DIRECTIONS FOR THIS TASK. Only the pictures are to be left out; set down the rest of the records exactly.

(Source code of charts)
..........

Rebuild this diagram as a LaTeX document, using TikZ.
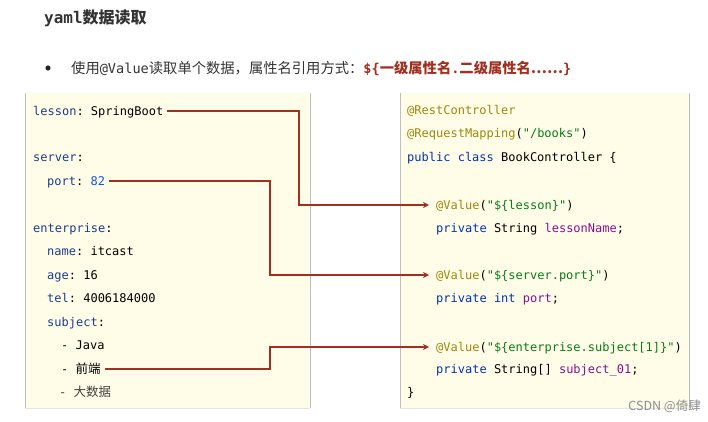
\documentclass[tikz,border=0pt]{standalone}
\usepackage{fontspec}
\setmonofont{DejaVu Sans Mono}
\newfontfamily\cjk{Noto Sans CJK SC}
\usetikzlibrary{arrows.meta}
\definecolor{bg}{HTML}{FFFDE8}
\definecolor{keyc}{HTML}{1D3C8F}
\definecolor{numc}{HTML}{1750EB}
\definecolor{annc}{HTML}{9E880D}
\definecolor{strc}{HTML}{067D17}
\definecolor{kwc}{HTML}{0033B3}
\definecolor{fldc}{HTML}{871094}
\definecolor{linkc}{HTML}{A0301F}
\definecolor{titc}{HTML}{333333}
\newcommand\cf{\ttfamily\fontsize{12}{14}\selectfont}
\newcommand\cjkc[1]{{\cjk\fontsize{12.5}{14}\selectfont #1}}
\newcommand\ky[1]{\textcolor{keyc}{#1}}
\newcommand\an[1]{\textcolor{annc}{#1}}
\newcommand\st[1]{\textcolor{strc}{#1}}
\newcommand\kw[1]{\textcolor{kwc}{#1}}
\newcommand\fl[1]{\textcolor{fldc}{#1}}
\tikzset{
  code/.style={anchor=west, inner sep=0pt, font=\cf, text height=10pt, text depth=2pt},
  link/.style={draw=linkc, line width=1.6pt, shorten <=4pt, shorten >=7pt,
    -{Stealth[length=6pt,width=6pt]}},
  panel/.style={fill=bg},
  edge/.style={draw=black!25, line width=0.8pt}
}
\begin{document}
\begin{tikzpicture}[x=1pt,y=-1pt]
\useasboundingbox (0,0) rectangle (708,421);
% title
\node[anchor=west, inner sep=0pt, text=titc] (title) at (44,18)
  {{\ttfamily\bfseries\fontsize{16}{18}\selectfont yaml}{\cjk\bfseries\fontsize{16}{18}\selectfont 数据读取}};
% bullet line
\fill[black!85] (48,68) circle (2.6pt);
\node[anchor=west, inner sep=0pt, text=titc] (bullet) at (71,68)
  {{\cjk\fontsize{14.3}{16}\selectfont 使用}{\ttfamily\fontsize{13.6}{16}\selectfont @Value}{\cjk\fontsize{14.3}{16}\selectfont 读取单个数据，属性名引用方式：}\textcolor{linkc}{\bfseries{\ttfamily\fontsize{13.6}{16}\selectfont \$\{}{\cjk\fontsize{14.3}{16}\selectfont 一级属性名}{\ttfamily\fontsize{13.6}{16}\selectfont .}{\cjk\fontsize{14.3}{16}\selectfont 二级属性名……}{\ttfamily\fontsize{13.6}{16}\selectfont \}}}};
% panels
\fill[panel] (25,93) rectangle (310,408);
\draw[edge] (25,93) -- (25,408);
\draw[edge] (310,93) -- (310,408);
\draw[black!10] (25,408) -- (310,408);
\fill[panel] (400,93) rectangle (689,408);
\draw[edge] (400,93) -- (400,408);
\draw[edge] (689,93) -- (689,408);
\draw[black!10] (400,408) -- (689,408);
% left yaml
\node[code] (l1) at (33,111) {\ky{lesson}: SpringBoot};
\node[code] (l2) at (33,157) {\ky{server}:};
\node[code] (l3) at (47,181) {\ky{port}: \textcolor{numc}{82}};
\node[code] (l4) at (33,228) {\ky{enterprise}:};
\node[code] (l5) at (47,251) {\ky{name}: itcast};
\node[code] (l6) at (47,275) {\ky{age}: 16};
\node[code] (l7) at (47,298) {\ky{tel}: 4006184000};
\node[code] (l8) at (47,322) {\ky{subject}:};
\node[code] (l9) at (61,345) {- Java};
\node[code] (l10) at (61,369) {- \cjkc{前端}};
\node[code, text=black!75] (l11) at (59,392) {- \cjkc{大数据}};
% right java
\node[code] (r1) at (407,110) {\an{@RestController}};
\node[code] (r2) at (407,133) {\an{@RequestMapping}(\st{"/books"})};
\node[code] (r3) at (407,157) {\kw{public class} BookController \{};
\node[code] (v1) at (436,205) {\an{@Value}(\st{"\$\{lesson\}"})};
\node[code] (r5) at (436,228) {\kw{private} String \fl{lessonName};};
\node[code] (v2) at (436,275) {\an{@Value}(\st{"\$\{server.port\}"})};
\node[code] (r7) at (436,298) {\kw{private int} \fl{port};};
\node[code] (v3) at (436,347) {\an{@Value}(\st{"\$\{enterprise.subject[1]\}"})};
\node[code] (r9) at (436,369) {\kw{private} String[] \fl{subject\_01};};
\node[code] (r10) at (407,392) {\}};
% connectors
\coordinate (k1) at (299,205);
\coordinate (k2) at (270,275);
\coordinate (k3) at (270,347);
\draw[link] (l1.east) -| (k1) -- (v1.west);
\draw[link] (l3.east) -| (k2) -- (v2.west);
\draw[link] (l10.east) -| (k3) -- (v3.west);
% watermark
\node[anchor=east, inner sep=0pt, text=black!45, font=\cjk\fontsize{12.5}{14}\selectfont] (wm) at (701,406) {CSDN @倚肆};
\end{tikzpicture}
\end{document}
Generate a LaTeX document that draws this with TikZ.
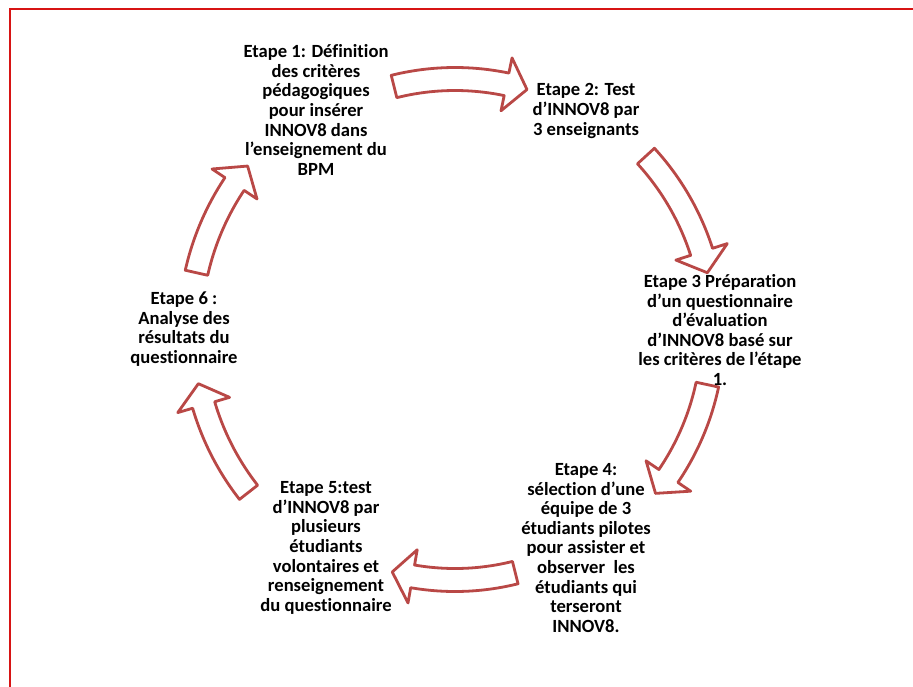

..........

OUTPUT.
Rebuild this diagram as a LaTeX document, using TikZ.
\documentclass[tikz,border=0pt]{standalone}
\usepackage{fontspec}
\setmonofont{DejaVu Sans Mono}
\newfontfamily\cjk{Noto Sans CJK SC}
\usetikzlibrary{arrows.meta}
\definecolor{bg}{HTML}{FFFDE8}
\definecolor{keyc}{HTML}{1D3C8F}
\definecolor{numc}{HTML}{1750EB}
\definecolor{annc}{HTML}{9E880D}
\definecolor{strc}{HTML}{067D17}
\definecolor{kwc}{HTML}{0033B3}
\definecolor{fldc}{HTML}{871094}
\definecolor{linkc}{HTML}{A0301F}
\definecolor{titc}{HTML}{333333}
\newcommand\cf{\ttfamily\fontsize{12}{14}\selectfont}
\newcommand\cjkc[1]{{\cjk\fontsize{12.5}{14}\selectfont #1}}
\newcommand\ky[1]{\textcolor{keyc}{#1}}
\newcommand\an[1]{\textcolor{annc}{#1}}
\newcommand\st[1]{\textcolor{strc}{#1}}
\newcommand\kw[1]{\textcolor{kwc}{#1}}
\newcommand\fl[1]{\textcolor{fldc}{#1}}
\tikzset{
  code/.style={anchor=west, inner sep=0pt, font=\cf, text height=10pt, text depth=2pt},
  link/.style={draw=linkc, line width=1.6pt, shorten <=4pt, shorten >=7pt,
    -{Stealth[length=6pt,width=6pt]}},
  panel/.style={fill=bg},
  edge/.style={draw=black!25, line width=0.8pt}
}
\begin{document}
\begin{tikzpicture}[x=1pt,y=-1pt]
\useasboundingbox (0,0) rectangle (708,421);
% title
\node[anchor=west, inner sep=0pt, text=titc] (title) at (44,18)
  {{\ttfamily\bfseries\fontsize{16}{18}\selectfont yaml}{\cjk\bfseries\fontsize{16}{18}\selectfont 数据读取}};
% bullet line
\fill[black!85] (48,68) circle (2.6pt);
\node[anchor=west, inner sep=0pt, text=titc] (bullet) at (71,68)
  {{\cjk\fontsize{14.3}{16}\selectfont 使用}{\ttfamily\fontsize{13.6}{16}\selectfont @Value}{\cjk\fontsize{14.3}{16}\selectfont 读取单个数据，属性名引用方式：}\textcolor{linkc}{\bfseries{\ttfamily\fontsize{13.6}{16}\selectfont \$\{}{\cjk\fontsize{14.3}{16}\selectfont 一级属性名}{\ttfamily\fontsize{13.6}{16}\selectfont .}{\cjk\fontsize{14.3}{16}\selectfont 二级属性名……}{\ttfamily\fontsize{13.6}{16}\selectfont \}}}};
% panels
\fill[panel] (25,93) rectangle (310,408);
\draw[edge] (25,93) -- (25,408);
\draw[edge] (310,93) -- (310,408);
\draw[black!10] (25,408) -- (310,408);
\fill[panel] (400,93) rectangle (689,408);
\draw[edge] (400,93) -- (400,408);
\draw[edge] (689,93) -- (689,408);
\draw[black!10] (400,408) -- (689,408);
% left yaml
\node[code] (l1) at (33,111) {\ky{lesson}: SpringBoot};
\node[code] (l2) at (33,157) {\ky{server}:};
\node[code] (l3) at (47,181) {\ky{port}: \textcolor{numc}{82}};
\node[code] (l4) at (33,228) {\ky{enterprise}:};
\node[code] (l5) at (47,251) {\ky{name}: itcast};
\node[code] (l6) at (47,275) {\ky{age}: 16};
\node[code] (l7) at (47,298) {\ky{tel}: 4006184000};
\node[code] (l8) at (47,322) {\ky{subject}:};
\node[code] (l9) at (61,345) {- Java};
\node[code] (l10) at (61,369) {- \cjkc{前端}};
\node[code, text=black!75] (l11) at (59,392) {- \cjkc{大数据}};
% right java
\node[code] (r1) at (407,110) {\an{@RestController}};
\node[code] (r2) at (407,133) {\an{@RequestMapping}(\st{"/books"})};
\node[code] (r3) at (407,157) {\kw{public class} BookController \{};
\node[code] (v1) at (436,205) {\an{@Value}(\st{"\$\{lesson\}"})};
\node[code] (r5) at (436,228) {\kw{private} String \fl{lessonName};};
\node[code] (v2) at (436,275) {\an{@Value}(\st{"\$\{server.port\}"})};
\node[code] (r7) at (436,298) {\kw{private int} \fl{port};};
\node[code] (v3) at (436,347) {\an{@Value}(\st{"\$\{enterprise.subject[1]\}"})};
\node[code] (r9) at (436,369) {\kw{private} String[] \fl{subject\_01};};
\node[code] (r10) at (407,392) {\}};
% connectors
\coordinate (k1) at (299,205);
\coordinate (k2) at (270,275);
\coordinate (k3) at (270,347);
\draw[link] (l1.east) -| (k1) -- (v1.west);
\draw[link] (l3.east) -| (k2) -- (v2.west);
\draw[link] (l10.east) -| (k3) -- (v3.west);
% watermark
\node[anchor=east, inner sep=0pt, text=black!45, font=\cjk\fontsize{12.5}{14}\selectfont] (wm) at (701,406) {CSDN @倚肆};
\end{tikzpicture}
\end{document}
Generate a LaTeX document that draws this with TikZ.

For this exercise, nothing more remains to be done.